**DATASET CONTENT**
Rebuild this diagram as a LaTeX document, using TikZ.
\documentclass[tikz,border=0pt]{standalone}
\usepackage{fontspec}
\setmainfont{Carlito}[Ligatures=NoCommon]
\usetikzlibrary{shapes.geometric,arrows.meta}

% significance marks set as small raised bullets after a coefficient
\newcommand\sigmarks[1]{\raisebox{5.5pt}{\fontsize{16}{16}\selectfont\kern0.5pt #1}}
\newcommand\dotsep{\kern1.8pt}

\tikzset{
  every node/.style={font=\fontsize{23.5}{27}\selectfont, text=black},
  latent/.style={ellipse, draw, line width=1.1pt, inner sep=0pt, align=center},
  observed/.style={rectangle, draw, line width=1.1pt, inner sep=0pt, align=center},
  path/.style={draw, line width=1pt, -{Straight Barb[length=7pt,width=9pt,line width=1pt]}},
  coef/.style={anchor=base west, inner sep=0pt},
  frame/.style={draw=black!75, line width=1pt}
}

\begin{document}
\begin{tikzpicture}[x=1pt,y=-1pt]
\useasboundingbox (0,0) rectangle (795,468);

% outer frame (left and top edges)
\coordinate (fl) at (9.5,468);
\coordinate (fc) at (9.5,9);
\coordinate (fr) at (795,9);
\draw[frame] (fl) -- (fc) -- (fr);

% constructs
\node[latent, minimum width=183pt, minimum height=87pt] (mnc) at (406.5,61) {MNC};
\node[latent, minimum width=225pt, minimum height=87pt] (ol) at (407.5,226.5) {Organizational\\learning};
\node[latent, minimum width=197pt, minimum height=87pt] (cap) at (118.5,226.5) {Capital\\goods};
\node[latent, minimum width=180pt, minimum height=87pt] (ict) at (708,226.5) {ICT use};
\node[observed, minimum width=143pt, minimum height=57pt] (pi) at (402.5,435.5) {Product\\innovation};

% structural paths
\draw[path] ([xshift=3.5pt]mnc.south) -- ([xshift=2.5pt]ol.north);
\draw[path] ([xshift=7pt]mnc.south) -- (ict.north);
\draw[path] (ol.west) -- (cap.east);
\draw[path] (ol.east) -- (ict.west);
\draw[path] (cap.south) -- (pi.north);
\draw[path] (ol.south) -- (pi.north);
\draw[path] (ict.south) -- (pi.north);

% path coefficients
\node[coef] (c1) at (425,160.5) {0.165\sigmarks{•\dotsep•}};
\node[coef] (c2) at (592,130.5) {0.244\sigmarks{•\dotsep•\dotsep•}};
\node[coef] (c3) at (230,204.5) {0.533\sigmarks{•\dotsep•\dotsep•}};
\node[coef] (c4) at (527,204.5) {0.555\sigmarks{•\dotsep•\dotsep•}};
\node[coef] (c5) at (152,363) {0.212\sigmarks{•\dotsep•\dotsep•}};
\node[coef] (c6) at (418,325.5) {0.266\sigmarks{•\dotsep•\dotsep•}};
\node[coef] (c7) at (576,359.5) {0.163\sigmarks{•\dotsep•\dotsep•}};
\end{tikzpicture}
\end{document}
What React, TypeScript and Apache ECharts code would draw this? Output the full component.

**REQUIREMENTS**
Restate every line of the data word for word.

**RESULT OF THE EXERCISE**
Rebuild this diagram as a LaTeX document, using TikZ.
\documentclass[tikz,border=0pt]{standalone}
\usepackage{fontspec}
\setmainfont{Carlito}[Ligatures=NoCommon]
\usetikzlibrary{shapes.geometric,arrows.meta}

% significance marks set as small raised bullets after a coefficient
\newcommand\sigmarks[1]{\raisebox{5.5pt}{\fontsize{16}{16}\selectfont\kern0.5pt #1}}
\newcommand\dotsep{\kern1.8pt}

\tikzset{
  every node/.style={font=\fontsize{23.5}{27}\selectfont, text=black},
  latent/.style={ellipse, draw, line width=1.1pt, inner sep=0pt, align=center},
  observed/.style={rectangle, draw, line width=1.1pt, inner sep=0pt, align=center},
  path/.style={draw, line width=1pt, -{Straight Barb[length=7pt,width=9pt,line width=1pt]}},
  coef/.style={anchor=base west, inner sep=0pt},
  frame/.style={draw=black!75, line width=1pt}
}

\begin{document}
\begin{tikzpicture}[x=1pt,y=-1pt]
\useasboundingbox (0,0) rectangle (795,468);

% outer frame (left and top edges)
\coordinate (fl) at (9.5,468);
\coordinate (fc) at (9.5,9);
\coordinate (fr) at (795,9);
\draw[frame] (fl) -- (fc) -- (fr);

% constructs
\node[latent, minimum width=183pt, minimum height=87pt] (mnc) at (406.5,61) {MNC};
\node[latent, minimum width=225pt, minimum height=87pt] (ol) at (407.5,226.5) {Organizational\\learning};
\node[latent, minimum width=197pt, minimum height=87pt] (cap) at (118.5,226.5) {Capital\\goods};
\node[latent, minimum width=180pt, minimum height=87pt] (ict) at (708,226.5) {ICT use};
\node[observed, minimum width=143pt, minimum height=57pt] (pi) at (402.5,435.5) {Product\\innovation};

% structural paths
\draw[path] ([xshift=3.5pt]mnc.south) -- ([xshift=2.5pt]ol.north);
\draw[path] ([xshift=7pt]mnc.south) -- (ict.north);
\draw[path] (ol.west) -- (cap.east);
\draw[path] (ol.east) -- (ict.west);
\draw[path] (cap.south) -- (pi.north);
\draw[path] (ol.south) -- (pi.north);
\draw[path] (ict.south) -- (pi.north);

% path coefficients
\node[coef] (c1) at (425,160.5) {0.165\sigmarks{•\dotsep•}};
\node[coef] (c2) at (592,130.5) {0.244\sigmarks{•\dotsep•\dotsep•}};
\node[coef] (c3) at (230,204.5) {0.533\sigmarks{•\dotsep•\dotsep•}};
\node[coef] (c4) at (527,204.5) {0.555\sigmarks{•\dotsep•\dotsep•}};
\node[coef] (c5) at (152,363) {0.212\sigmarks{•\dotsep•\dotsep•}};
\node[coef] (c6) at (418,325.5) {0.266\sigmarks{•\dotsep•\dotsep•}};
\node[coef] (c7) at (576,359.5) {0.163\sigmarks{•\dotsep•\dotsep•}};
\end{tikzpicture}
\end{document}
What React, TypeScript and Apache ECharts code would draw this? Output the full component.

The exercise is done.